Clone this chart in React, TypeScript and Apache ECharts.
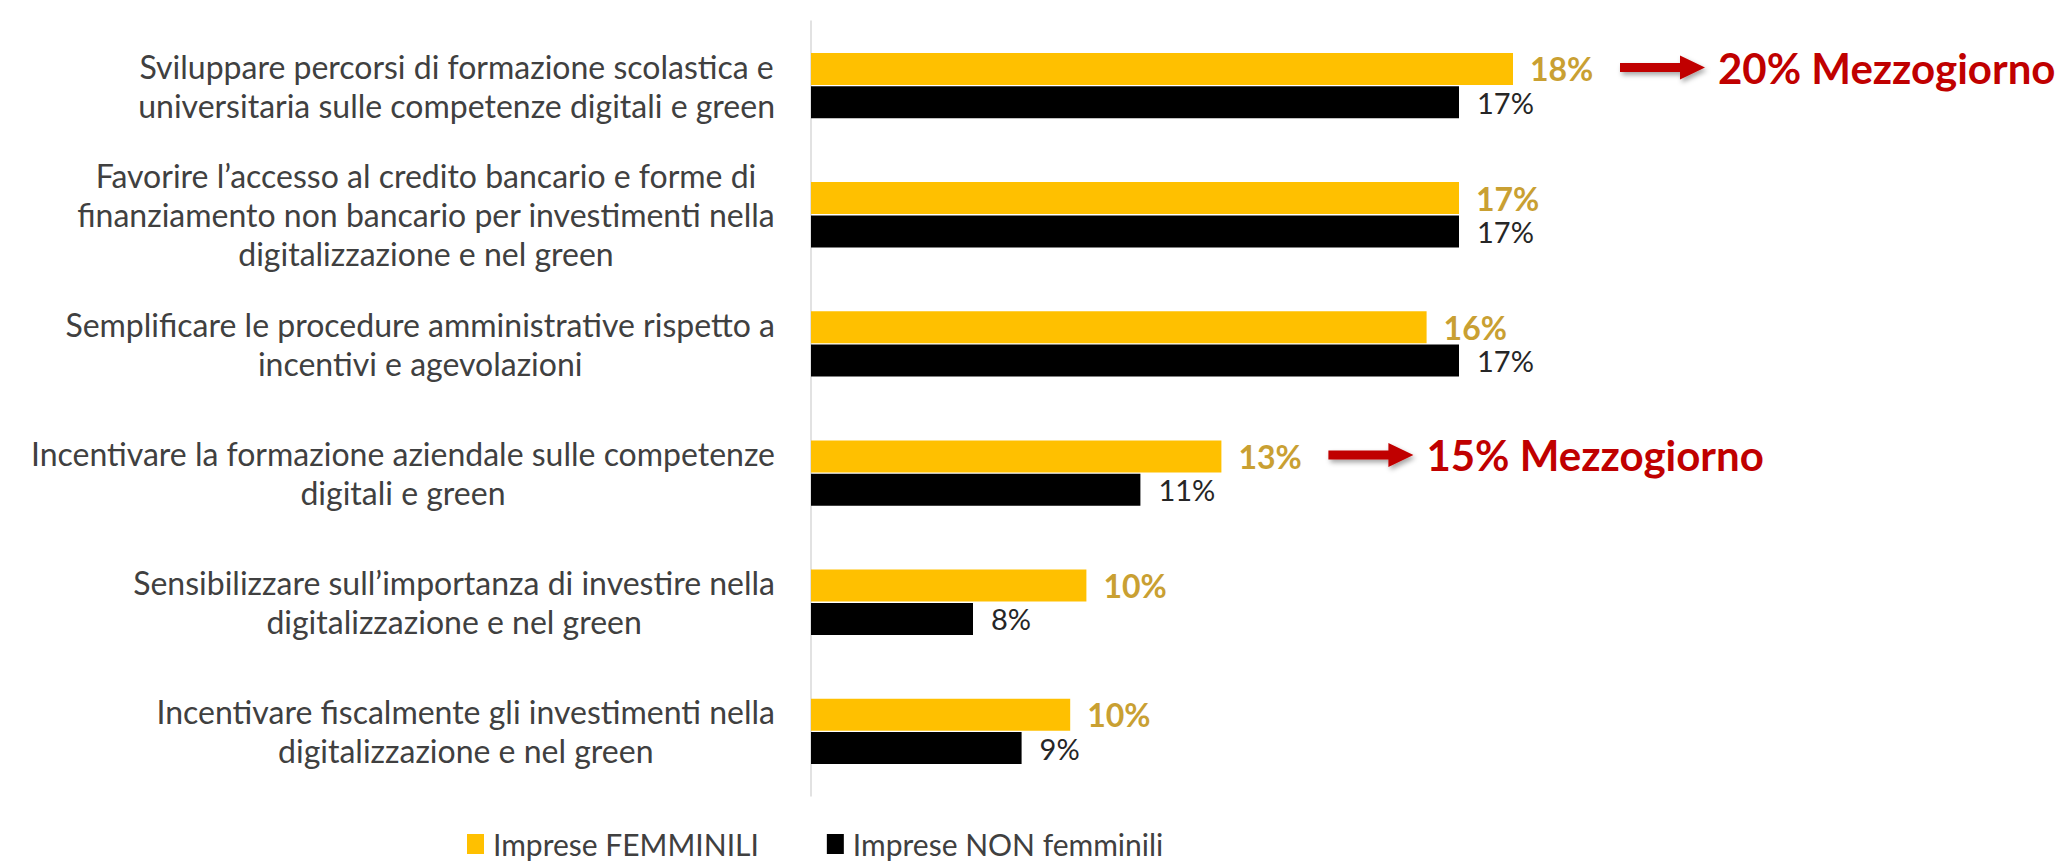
import React, { useEffect, useRef } from "react";
import * as echarts from "echarts";

const categories = [
  "Sviluppare percorsi di formazione scolastica e\nuniversitaria sulle competenze digitali e green",
  "Favorire l’accesso al credito bancario e forme di\nfinanziamento non bancario per investimenti nella\ndigitalizzazione e nel green",
  "Semplificare le procedure amministrative rispetto a\nincentivi e agevolazioni",
  "Incentivare la formazione aziendale sulle competenze\ndigitali e green",
  "Sensibilizzare sull’importanza di investire nella\ndigitalizzazione e nel green",
  "Incentivare fiscalmente gli investimenti nella\ndigitalizzazione e nel green",
];
const femminili = [18.0, 17.0, 16.4, 12.6, 10.1, 9.8];
const nonFemminili = [17.0, 17.0, 17.0, 11.1, 8.0, 8.9];
const seriesNames = ["Imprese FEMMINILI", "Imprese NON femminili"];
const mezzogiornoIndex = [0, 3];
const mezzogiornoValue = [20, 15];

const YELLOW = "#FFC000";
const GOLD = "#C9A032";
const RED = "#C00000";
const TEXT = "#404040";
const FONT = "Lato, 'Open Sans', sans-serif";
const BAR_W = 32;

export default function App() {
  const ref = useRef<HTMLDivElement>(null);
  useEffect(() => {
    if (!ref.current) return;
    const chart = echarts.init(ref.current, undefined, { renderer: "svg" });
    const option: any = {
      animation: false,
      backgroundColor: "#ffffff",
      grid: { left: 811, top: 21, height: 775, right: 337, containLabel: false },
      xAxis: {
        type: "value",
        min: 5,
        max: 22,
        show: false,
      },
      yAxis: {
        type: "category",
        inverse: true,
        data: categories,
        axisLine: { show: true, lineStyle: { color: "#D9D9D9", width: 1.5 } },
        axisTick: { show: false },
        axisLabel: {
          margin: 36,
          align: "right",
          formatter: (v: string) =>
            v
              .split("\n")
              .map((l) => `{c|${l}}`)
              .join("\n"),
          rich: {
            c: {
              align: "center",
              fontFamily: FONT,
              fontSize: 32,
              lineHeight: 39,
              color: TEXT,
            },
          },
        },
      },
      legend: {
        left: 462,
        top: 824,
        icon: "rect",
        itemWidth: 17,
        itemHeight: 20,
        itemGap: 68,
        textStyle: { fontFamily: FONT, fontSize: 30, color: TEXT, padding: [0, 0, 0, 4] },
        data: seriesNames,
      },
      series: [
        {
          name: seriesNames[0],
          type: "bar",
          data: femminili,
          barWidth: BAR_W,
          barGap: "4%",
          itemStyle: { color: YELLOW },
          label: {
            show: true,
            position: "right",
            distance: 17,
            formatter: (p: any) => `${Math.round(p.value)}%`,
            fontFamily: FONT,
            fontSize: 32,
            fontWeight: "bold",
            color: GOLD,
          },
        },
        {
          name: seriesNames[1],
          type: "bar",
          data: nonFemminili,
          barWidth: BAR_W,
          itemStyle: { color: "#000000" },
          label: {
            show: true,
            position: "right",
            distance: 18,
            formatter: (p: any) => `${Math.round(p.value)}%`,
            fontFamily: FONT,
            fontSize: 29,
            color: "#262626",
          },
        },
      ],
    };
    chart.setOption(option);

    const graphics: any[] = [];
    mezzogiornoIndex.forEach((idx, k) => {
      const pt = chart.convertToPixel({ gridIndex: 0 }, [femminili[idx], idx]) as number[];
      const x0 = pt[0] + 107;
      const y0 = pt[1] - (BAR_W / 2 + 1) - 1;
      const shaft = 60;
      const head = 25;
      graphics.push({
        type: "polygon",
        x: x0,
        y: y0,
        shape: {
          points: [
            [0, -4.5],
            [shaft, -4.5],
            [shaft, -12],
            [shaft + head, 0],
            [shaft, 12],
            [shaft, 4.5],
            [0, 4.5],
          ],
        },
        style: {
          fill: RED,
          shadowBlur: 5,
          shadowColor: "rgba(0,0,0,0.35)",
          shadowOffsetX: 2,
          shadowOffsetY: 3,
        },
      });
      graphics.push({
        type: "text",
        x: x0 + shaft + head + 13,
        y: y0,
        style: {
          text: `${mezzogiornoValue[k]}% Mezzogiorno`,
          fontFamily: FONT,
          fontSize: 42,
          fontWeight: "bold",
          fill: RED,
          textVerticalAlign: "middle",
          verticalAlign: "middle",
        },
      });
    });
    chart.setOption({ graphic: graphics });

    return () => chart.dispose();
  }, []);
  return (
    <div
      ref={ref}
      style={{ position: "fixed", left: 0, top: 0, width: 2066, height: 862, background: "#fff" }}
    />
  );
}
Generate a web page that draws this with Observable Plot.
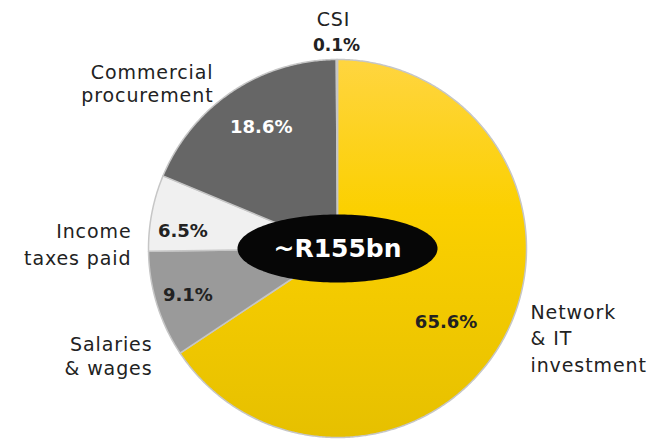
<!DOCTYPE html>
<html><head><meta charset="utf-8">
<script src="https://cdn.jsdelivr.net/npm/d3@7"></script>
<script src="https://cdn.jsdelivr.net/npm/@observablehq/plot@0.6"></script>
<style>body{margin:0;background:#fff}</style>
</head><body><div id="chart"></div>
<script>
// ---- data ----
const categories = ["Network\n& IT\ninvestment", "Salaries\n& wages", "Income\ntaxes paid", "Commercial\nprocurement", "CSI"];
const shares = [65.6, 9.1, 6.5, 18.6, 0.1];
const totalLabel = "~R155bn";

// ---- layout / style ----
const W = 666, H = 443, cx = 337, cy = 248, R = 189;
const fills = ["url(#ygrad)", "#9a9a9a", "#f0f0f0", "#666666", "#b5b5b5"];
const pctColors = ["#222", "#222", "#222", "#fff", "#222"];
const pctNudge = [[-23, 3], [-7, 3], [-8, 11], [7, 3], [0, 0]];
const nameLayout = [
  {x: 530, y: 371, anchor: "start", lh: 1.37},
  {x: 152, y: 374, anchor: "end", lh: 1.26},
  {x: 131, y: 264, anchor: "end", lh: 1.37},
  {x: 213, y: 101, anchor: "end", lh: 1.16},
  {x: 333, y: 25, anchor: "middle", lh: 1.2}
];

const arcs = d3.pie().sort(null).value(d => d.v)(shares.map((v, i) => ({v, i})));
function arcPoints(a) {
  const pts = [{x: cx, y: cy}];
  const n = Math.max(2, Math.ceil((a.endAngle - a.startAngle) / (Math.PI / 360)));
  for (let k = 0; k <= n; k++) {
    const t = a.startAngle + (a.endAngle - a.startAngle) * k / n;
    pts.push({x: cx + R * Math.sin(t), y: cy - R * Math.cos(t)});
  }
  pts.push({x: cx, y: cy});
  return pts;
}
const ellipse = d3.range(0, 361, 2).map(d => ({x: cx + 100 * Math.cos(d * Math.PI / 180), y: cy + 34 * Math.sin(d * Math.PI / 180)}));

const fmt = v => v.toFixed(1) + "%";
const pctData = arcs.filter(a => a.data.i < 4).map(a => {
  const m = (a.startAngle + a.endAngle) / 2, i = a.data.i;
  return {x: cx + 0.79 * R * Math.sin(m) + pctNudge[i][0], y: cy - 0.79 * R * Math.cos(m) + pctNudge[i][1], t: fmt(shares[i]), c: pctColors[i]};
});

const defs = () => {
  const d = d3.create("svg:defs");
  const g = d.append("linearGradient").attr("id", "ygrad").attr("x1", 0).attr("y1", 0).attr("x2", 0).attr("y2", 1);
  g.append("stop").attr("offset", "0%").attr("stop-color", "#ffd540");
  g.append("stop").attr("offset", "40%").attr("stop-color", "#fbd000");
  g.append("stop").attr("offset", "100%").attr("stop-color", "#e6c000");
  return d.node();
};

const marks = [defs];
arcs.forEach(a => {
  marks.push(Plot.line(arcPoints(a), {x: "x", y: "y", fill: fills[a.data.i], stroke: "#c6c6c6", strokeWidth: 1.5, strokeLinejoin: "round"}));
});
marks.push(Plot.line(ellipse, {x: "x", y: "y", fill: "#060606", stroke: "none"}));
marks.push(Plot.text([totalLabel], {x: () => cx, y: () => cy, text: d => d, fill: "#fff", fontSize: 25, fontWeight: "bold"}));
marks.push(Plot.text(pctData, {x: "x", y: "y", text: "t", fill: "c", fontSize: 18, fontWeight: "bold"}));
categories.forEach((c, i) => {
  const L = nameLayout[i];
  marks.push(Plot.text([c], {x: () => L.x, y: () => L.y, text: d => d, textAnchor: L.anchor, lineAnchor: "bottom", lineHeight: L.lh, fontSize: 19, fill: "#222", ariaLabel: () => "name-label"}));
});
// CSI share shown under its name
marks.push(Plot.text([fmt(shares[4])], {x: () => nameLayout[4].x + 3, y: () => 50, text: d => d, textAnchor: "middle", lineAnchor: "bottom", fontSize: 17, fontWeight: "bold", fill: "#222"}));

const chart = Plot.plot({
  width: W, height: H, margin: 0,
  x: {domain: [0, W], range: [0, W], axis: null},
  y: {domain: [0, H], range: [0, H], axis: null},
  style: {fontFamily: "DejaVu Sans", background: "#fff"},
  marks
});
chart.querySelectorAll('[aria-label="name-label"]').forEach(t => t.style.letterSpacing = "0.9px");
document.getElementById("chart").appendChild(chart);
</script>
</body></html>
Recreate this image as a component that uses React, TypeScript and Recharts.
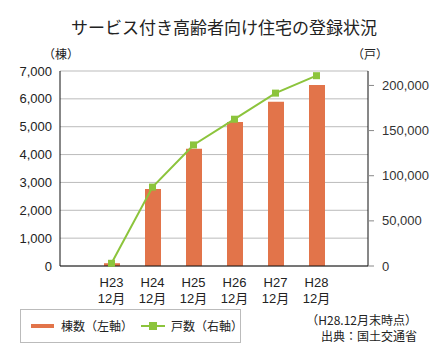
import React from 'react';
import { ComposedChart, Bar, Line, XAxis, YAxis, CartesianGrid } from 'recharts';

const categories = ['H23', 'H24', 'H25', 'H26', 'H27', 'H28'];
const buildings = [100, 2760, 4210, 5170, 5900, 6500];
const units = [3000, 87400, 134100, 162600, 191500, 210800];
const leftTicks = [0, 1000, 2000, 3000, 4000, 5000, 6000, 7000];
const rightTicks = [0, 50000, 100000, 150000, 200000];

const data = categories.map((c, i) => ({ name: c, bldg: buildings[i], units: units[i] }));

const font = '"Noto Sans CJK JP", "Noto Sans", sans-serif';
const numFont = '"Liberation Sans", "Noto Sans CJK JP", sans-serif';
const fmt = (v: number) => v.toLocaleString('en-US');

const XTick = (props: any) => {
  const { x, y, payload } = props;
  return (
    <text x={x} y={y + 13} textAnchor="middle" fill="#222" fontSize={13} fontFamily={numFont}>
      <tspan x={x}>{payload.value}</tspan>
      <tspan x={x} dy={16}>12月</tspan>
    </text>
  );
};

const SquareDot = (props: any) => {
  const { cx, cy, index } = props;
  return <rect key={index} x={cx - 3.5} y={cy - 3.5} width={7} height={7} fill="#8cc43c" />;
};

export default function App() {
  return (
    <div style={{ position: 'absolute', left: 0, top: 0, width: 448, height: 363, background: '#fff', fontFamily: font, color: '#222' }}>
      <div style={{ position: 'absolute', left: 0, width: 448, top: 16, textAlign: 'center', fontSize: 17, lineHeight: '22px' }}>
        サービス付き高齢者向け住宅の登録状況
      </div>
      <div style={{ position: 'absolute', left: 43, top: 45, fontSize: 12 }}>（棟）</div>
      <div style={{ position: 'absolute', left: 352, top: 45, fontSize: 12 }}>（戸）</div>
      <ComposedChart width={448} height={363} data={data} margin={{ top: 71, right: 0, bottom: 47, left: 0 }}>
        <CartesianGrid yAxisId="left" vertical={false} stroke="#bbb" />
        <XAxis dataKey="name" xAxisId={0} tick={<XTick />} tickLine={false} axisLine={{ stroke: '#111' }}
          padding={{ left: 31, right: 31 }} height={50} interval={0} />
        <YAxis yAxisId="left" domain={[0, 7000]} ticks={leftTicks} tickFormatter={fmt} width={60}
          tickSize={0} tickMargin={8} tickLine={false} axisLine={{ stroke: '#111' }}
          tick={{ fontSize: 13, fill: '#222', fontFamily: numFont }} />
        <YAxis yAxisId="right" orientation="right" domain={[0, 216000]} ticks={rightTicks} tickFormatter={fmt} width={80}
          tickSize={6} tickMargin={8} tickLine={{ stroke: '#888' }} axisLine={{ stroke: '#111' }}
          tick={{ fontSize: 13, fill: '#333', fontFamily: numFont }} />
        <Bar yAxisId="left" dataKey="bldg" fill="#e2744a" barSize={16} isAnimationActive={false} />
        <Line yAxisId="right" dataKey="units" type="linear" stroke="#8cc43c" strokeWidth={2}
          dot={<SquareDot />} activeDot={false} isAnimationActive={false} />
      </ComposedChart>
      <div style={{ position: 'absolute', left: 20, top: 309, width: 219, height: 32, border: '1px solid #bbb' }}>
        <div style={{ position: 'absolute', left: 10, top: 14, width: 23, height: 4, background: '#e2744a' }} />
        <div style={{ position: 'absolute', left: 40, top: 6, fontSize: 12, lineHeight: '20px' }}>棟数（左軸）</div>
        <div style={{ position: 'absolute', left: 120, top: 15, width: 24, height: 2, background: '#8cc43c' }} />
        <div style={{ position: 'absolute', left: 128, top: 12, width: 8, height: 8, background: '#8cc43c' }} />
        <div style={{ position: 'absolute', left: 150, top: 6, fontSize: 12, lineHeight: '20px' }}>戸数（右軸）</div>
      </div>
      <div style={{ position: 'absolute', right: 31, top: 312, fontSize: 12, lineHeight: '16px', textAlign: 'right' }}>
        （H28.12月末時点）<br />出典：国土交通省
      </div>
    </div>
  );
}
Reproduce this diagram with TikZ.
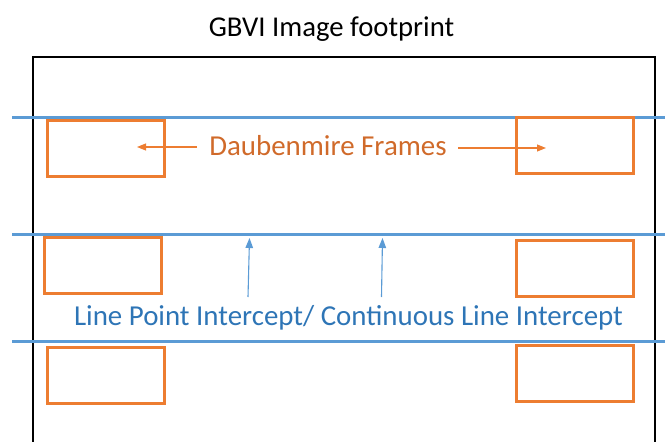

──────────

— OBJECTIVE —
Begin with the first line of the records and repeat every line up to the one with "import * as", counting that line too. Pictures are not part of the copy.

— RESULT —
Clone this chart in React, TypeScript and Apache ECharts.
import React, { useEffect, useRef } from "react";
import * as echarts from "echarts";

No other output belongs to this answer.